● **Provided data**:
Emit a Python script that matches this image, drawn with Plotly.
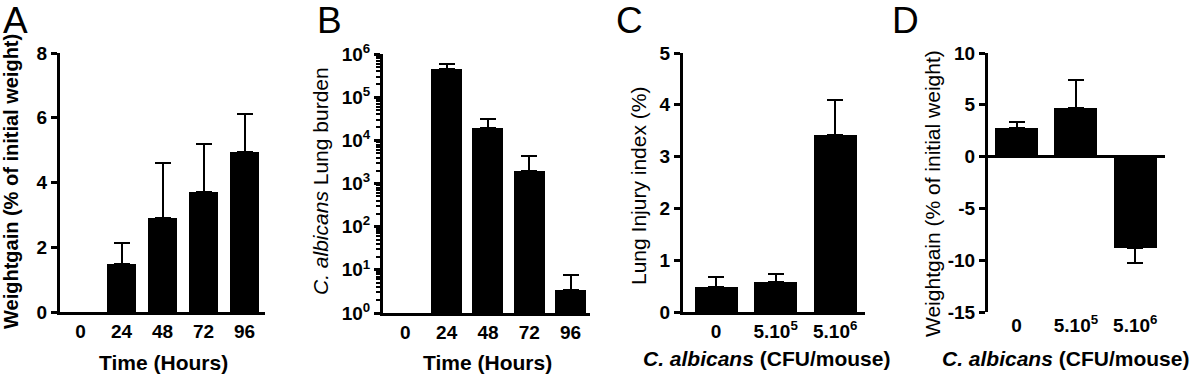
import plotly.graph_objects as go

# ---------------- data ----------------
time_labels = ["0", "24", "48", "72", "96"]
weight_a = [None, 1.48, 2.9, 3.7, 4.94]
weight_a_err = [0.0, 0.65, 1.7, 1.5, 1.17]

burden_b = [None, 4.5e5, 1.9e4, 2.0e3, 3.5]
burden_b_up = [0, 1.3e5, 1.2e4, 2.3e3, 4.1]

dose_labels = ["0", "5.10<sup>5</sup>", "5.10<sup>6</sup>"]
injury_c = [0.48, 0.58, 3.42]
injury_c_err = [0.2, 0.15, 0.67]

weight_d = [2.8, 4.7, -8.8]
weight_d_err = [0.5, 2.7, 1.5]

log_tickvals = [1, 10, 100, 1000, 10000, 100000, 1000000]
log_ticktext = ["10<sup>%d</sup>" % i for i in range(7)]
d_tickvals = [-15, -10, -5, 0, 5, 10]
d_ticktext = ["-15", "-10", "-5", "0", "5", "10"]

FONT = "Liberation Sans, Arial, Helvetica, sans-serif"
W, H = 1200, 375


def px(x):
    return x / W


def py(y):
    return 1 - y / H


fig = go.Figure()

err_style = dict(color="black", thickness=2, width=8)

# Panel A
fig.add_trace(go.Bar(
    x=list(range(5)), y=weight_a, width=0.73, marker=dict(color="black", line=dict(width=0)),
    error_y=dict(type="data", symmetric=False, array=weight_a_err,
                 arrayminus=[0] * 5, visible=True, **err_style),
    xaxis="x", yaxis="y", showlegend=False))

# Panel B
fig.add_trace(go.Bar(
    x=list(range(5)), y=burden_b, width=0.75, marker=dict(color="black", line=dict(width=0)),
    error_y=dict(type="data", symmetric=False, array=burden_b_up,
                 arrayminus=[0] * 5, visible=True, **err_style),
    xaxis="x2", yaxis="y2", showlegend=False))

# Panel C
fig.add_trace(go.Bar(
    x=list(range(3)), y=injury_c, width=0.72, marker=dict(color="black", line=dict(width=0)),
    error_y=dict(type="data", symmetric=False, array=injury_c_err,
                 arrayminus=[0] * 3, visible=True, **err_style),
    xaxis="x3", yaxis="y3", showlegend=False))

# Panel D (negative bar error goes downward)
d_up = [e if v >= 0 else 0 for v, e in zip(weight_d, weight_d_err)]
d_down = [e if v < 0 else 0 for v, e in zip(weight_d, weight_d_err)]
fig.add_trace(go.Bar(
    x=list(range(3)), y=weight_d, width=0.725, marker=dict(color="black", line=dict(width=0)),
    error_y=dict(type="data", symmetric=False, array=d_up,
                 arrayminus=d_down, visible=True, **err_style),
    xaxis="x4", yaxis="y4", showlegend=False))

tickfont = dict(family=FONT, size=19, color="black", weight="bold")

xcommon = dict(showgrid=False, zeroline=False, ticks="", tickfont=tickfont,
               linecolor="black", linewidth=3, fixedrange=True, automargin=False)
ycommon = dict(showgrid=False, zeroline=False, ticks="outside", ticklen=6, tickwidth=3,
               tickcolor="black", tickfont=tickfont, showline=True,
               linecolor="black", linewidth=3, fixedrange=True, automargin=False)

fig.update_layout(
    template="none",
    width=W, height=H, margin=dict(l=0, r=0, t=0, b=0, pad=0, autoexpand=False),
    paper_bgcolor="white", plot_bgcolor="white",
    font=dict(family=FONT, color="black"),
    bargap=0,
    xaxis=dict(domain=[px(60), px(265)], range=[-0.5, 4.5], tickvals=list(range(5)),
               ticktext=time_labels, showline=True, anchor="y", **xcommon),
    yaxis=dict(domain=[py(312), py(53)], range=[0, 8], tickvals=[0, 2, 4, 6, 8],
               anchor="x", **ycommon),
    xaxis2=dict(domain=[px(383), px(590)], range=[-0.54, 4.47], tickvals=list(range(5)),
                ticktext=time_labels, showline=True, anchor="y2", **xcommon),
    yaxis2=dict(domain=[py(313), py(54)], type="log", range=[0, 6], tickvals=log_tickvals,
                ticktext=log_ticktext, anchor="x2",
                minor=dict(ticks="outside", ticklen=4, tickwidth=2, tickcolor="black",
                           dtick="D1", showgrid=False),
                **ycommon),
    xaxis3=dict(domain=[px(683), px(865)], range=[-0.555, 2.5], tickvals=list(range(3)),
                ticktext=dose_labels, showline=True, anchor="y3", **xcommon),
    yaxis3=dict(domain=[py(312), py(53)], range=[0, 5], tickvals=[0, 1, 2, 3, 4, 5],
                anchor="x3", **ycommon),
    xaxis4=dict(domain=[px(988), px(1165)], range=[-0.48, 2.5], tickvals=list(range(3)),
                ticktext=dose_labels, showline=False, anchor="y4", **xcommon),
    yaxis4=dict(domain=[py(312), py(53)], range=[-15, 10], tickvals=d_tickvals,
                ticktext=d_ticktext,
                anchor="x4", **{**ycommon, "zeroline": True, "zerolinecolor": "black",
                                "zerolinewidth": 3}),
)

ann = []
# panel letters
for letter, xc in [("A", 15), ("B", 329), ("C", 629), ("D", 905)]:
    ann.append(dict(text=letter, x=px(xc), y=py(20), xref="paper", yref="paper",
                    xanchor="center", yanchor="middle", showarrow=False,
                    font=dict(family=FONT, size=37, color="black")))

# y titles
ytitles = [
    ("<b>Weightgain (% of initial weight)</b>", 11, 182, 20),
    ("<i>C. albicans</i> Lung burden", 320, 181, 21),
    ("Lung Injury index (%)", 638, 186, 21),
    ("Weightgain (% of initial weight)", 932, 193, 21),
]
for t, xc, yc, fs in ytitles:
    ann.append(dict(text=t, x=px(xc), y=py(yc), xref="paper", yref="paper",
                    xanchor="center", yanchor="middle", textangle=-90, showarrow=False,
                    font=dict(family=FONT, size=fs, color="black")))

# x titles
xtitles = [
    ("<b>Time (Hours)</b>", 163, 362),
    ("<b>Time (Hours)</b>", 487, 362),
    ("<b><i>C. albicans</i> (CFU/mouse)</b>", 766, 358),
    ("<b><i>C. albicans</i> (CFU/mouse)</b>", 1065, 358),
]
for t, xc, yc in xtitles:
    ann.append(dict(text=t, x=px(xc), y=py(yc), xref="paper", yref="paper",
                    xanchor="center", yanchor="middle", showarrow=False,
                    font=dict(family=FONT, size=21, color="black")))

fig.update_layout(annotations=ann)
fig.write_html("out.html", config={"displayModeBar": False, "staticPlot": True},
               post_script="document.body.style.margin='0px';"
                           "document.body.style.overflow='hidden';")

● **Aim**: Repeat the full listing above exactly, with no pictures in the copy.

● **Task output**:
Emit a Python script that matches this image, drawn with Plotly.
import plotly.graph_objects as go

# ---------------- data ----------------
time_labels = ["0", "24", "48", "72", "96"]
weight_a = [None, 1.48, 2.9, 3.7, 4.94]
weight_a_err = [0.0, 0.65, 1.7, 1.5, 1.17]

burden_b = [None, 4.5e5, 1.9e4, 2.0e3, 3.5]
burden_b_up = [0, 1.3e5, 1.2e4, 2.3e3, 4.1]

dose_labels = ["0", "5.10<sup>5</sup>", "5.10<sup>6</sup>"]
injury_c = [0.48, 0.58, 3.42]
injury_c_err = [0.2, 0.15, 0.67]

weight_d = [2.8, 4.7, -8.8]
weight_d_err = [0.5, 2.7, 1.5]

log_tickvals = [1, 10, 100, 1000, 10000, 100000, 1000000]
log_ticktext = ["10<sup>%d</sup>" % i for i in range(7)]
d_tickvals = [-15, -10, -5, 0, 5, 10]
d_ticktext = ["-15", "-10", "-5", "0", "5", "10"]

FONT = "Liberation Sans, Arial, Helvetica, sans-serif"
W, H = 1200, 375


def px(x):
    return x / W


def py(y):
    return 1 - y / H


fig = go.Figure()

err_style = dict(color="black", thickness=2, width=8)

# Panel A
fig.add_trace(go.Bar(
    x=list(range(5)), y=weight_a, width=0.73, marker=dict(color="black", line=dict(width=0)),
    error_y=dict(type="data", symmetric=False, array=weight_a_err,
                 arrayminus=[0] * 5, visible=True, **err_style),
    xaxis="x", yaxis="y", showlegend=False))

# Panel B
fig.add_trace(go.Bar(
    x=list(range(5)), y=burden_b, width=0.75, marker=dict(color="black", line=dict(width=0)),
    error_y=dict(type="data", symmetric=False, array=burden_b_up,
                 arrayminus=[0] * 5, visible=True, **err_style),
    xaxis="x2", yaxis="y2", showlegend=False))

# Panel C
fig.add_trace(go.Bar(
    x=list(range(3)), y=injury_c, width=0.72, marker=dict(color="black", line=dict(width=0)),
    error_y=dict(type="data", symmetric=False, array=injury_c_err,
                 arrayminus=[0] * 3, visible=True, **err_style),
    xaxis="x3", yaxis="y3", showlegend=False))

# Panel D (negative bar error goes downward)
d_up = [e if v >= 0 else 0 for v, e in zip(weight_d, weight_d_err)]
d_down = [e if v < 0 else 0 for v, e in zip(weight_d, weight_d_err)]
fig.add_trace(go.Bar(
    x=list(range(3)), y=weight_d, width=0.725, marker=dict(color="black", line=dict(width=0)),
    error_y=dict(type="data", symmetric=False, array=d_up,
                 arrayminus=d_down, visible=True, **err_style),
    xaxis="x4", yaxis="y4", showlegend=False))

tickfont = dict(family=FONT, size=19, color="black", weight="bold")

xcommon = dict(showgrid=False, zeroline=False, ticks="", tickfont=tickfont,
               linecolor="black", linewidth=3, fixedrange=True, automargin=False)
ycommon = dict(showgrid=False, zeroline=False, ticks="outside", ticklen=6, tickwidth=3,
               tickcolor="black", tickfont=tickfont, showline=True,
               linecolor="black", linewidth=3, fixedrange=True, automargin=False)

fig.update_layout(
    template="none",
    width=W, height=H, margin=dict(l=0, r=0, t=0, b=0, pad=0, autoexpand=False),
    paper_bgcolor="white", plot_bgcolor="white",
    font=dict(family=FONT, color="black"),
    bargap=0,
    xaxis=dict(domain=[px(60), px(265)], range=[-0.5, 4.5], tickvals=list(range(5)),
               ticktext=time_labels, showline=True, anchor="y", **xcommon),
    yaxis=dict(domain=[py(312), py(53)], range=[0, 8], tickvals=[0, 2, 4, 6, 8],
               anchor="x", **ycommon),
    xaxis2=dict(domain=[px(383), px(590)], range=[-0.54, 4.47], tickvals=list(range(5)),
                ticktext=time_labels, showline=True, anchor="y2", **xcommon),
    yaxis2=dict(domain=[py(313), py(54)], type="log", range=[0, 6], tickvals=log_tickvals,
                ticktext=log_ticktext, anchor="x2",
                minor=dict(ticks="outside", ticklen=4, tickwidth=2, tickcolor="black",
                           dtick="D1", showgrid=False),
                **ycommon),
    xaxis3=dict(domain=[px(683), px(865)], range=[-0.555, 2.5], tickvals=list(range(3)),
                ticktext=dose_labels, showline=True, anchor="y3", **xcommon),
    yaxis3=dict(domain=[py(312), py(53)], range=[0, 5], tickvals=[0, 1, 2, 3, 4, 5],
                anchor="x3", **ycommon),
    xaxis4=dict(domain=[px(988), px(1165)], range=[-0.48, 2.5], tickvals=list(range(3)),
                ticktext=dose_labels, showline=False, anchor="y4", **xcommon),
    yaxis4=dict(domain=[py(312), py(53)], range=[-15, 10], tickvals=d_tickvals,
                ticktext=d_ticktext,
                anchor="x4", **{**ycommon, "zeroline": True, "zerolinecolor": "black",
                                "zerolinewidth": 3}),
)

ann = []
# panel letters
for letter, xc in [("A", 15), ("B", 329), ("C", 629), ("D", 905)]:
    ann.append(dict(text=letter, x=px(xc), y=py(20), xref="paper", yref="paper",
                    xanchor="center", yanchor="middle", showarrow=False,
                    font=dict(family=FONT, size=37, color="black")))

# y titles
ytitles = [
    ("<b>Weightgain (% of initial weight)</b>", 11, 182, 20),
    ("<i>C. albicans</i> Lung burden", 320, 181, 21),
    ("Lung Injury index (%)", 638, 186, 21),
    ("Weightgain (% of initial weight)", 932, 193, 21),
]
for t, xc, yc, fs in ytitles:
    ann.append(dict(text=t, x=px(xc), y=py(yc), xref="paper", yref="paper",
                    xanchor="center", yanchor="middle", textangle=-90, showarrow=False,
                    font=dict(family=FONT, size=fs, color="black")))

# x titles
xtitles = [
    ("<b>Time (Hours)</b>", 163, 362),
    ("<b>Time (Hours)</b>", 487, 362),
    ("<b><i>C. albicans</i> (CFU/mouse)</b>", 766, 358),
    ("<b><i>C. albicans</i> (CFU/mouse)</b>", 1065, 358),
]
for t, xc, yc in xtitles:
    ann.append(dict(text=t, x=px(xc), y=py(yc), xref="paper", yref="paper",
                    xanchor="center", yanchor="middle", showarrow=False,
                    font=dict(family=FONT, size=21, color="black")))

fig.update_layout(annotations=ann)
fig.write_html("out.html", config={"displayModeBar": False, "staticPlot": True},
               post_script="document.body.style.margin='0px';"
                           "document.body.style.overflow='hidden';")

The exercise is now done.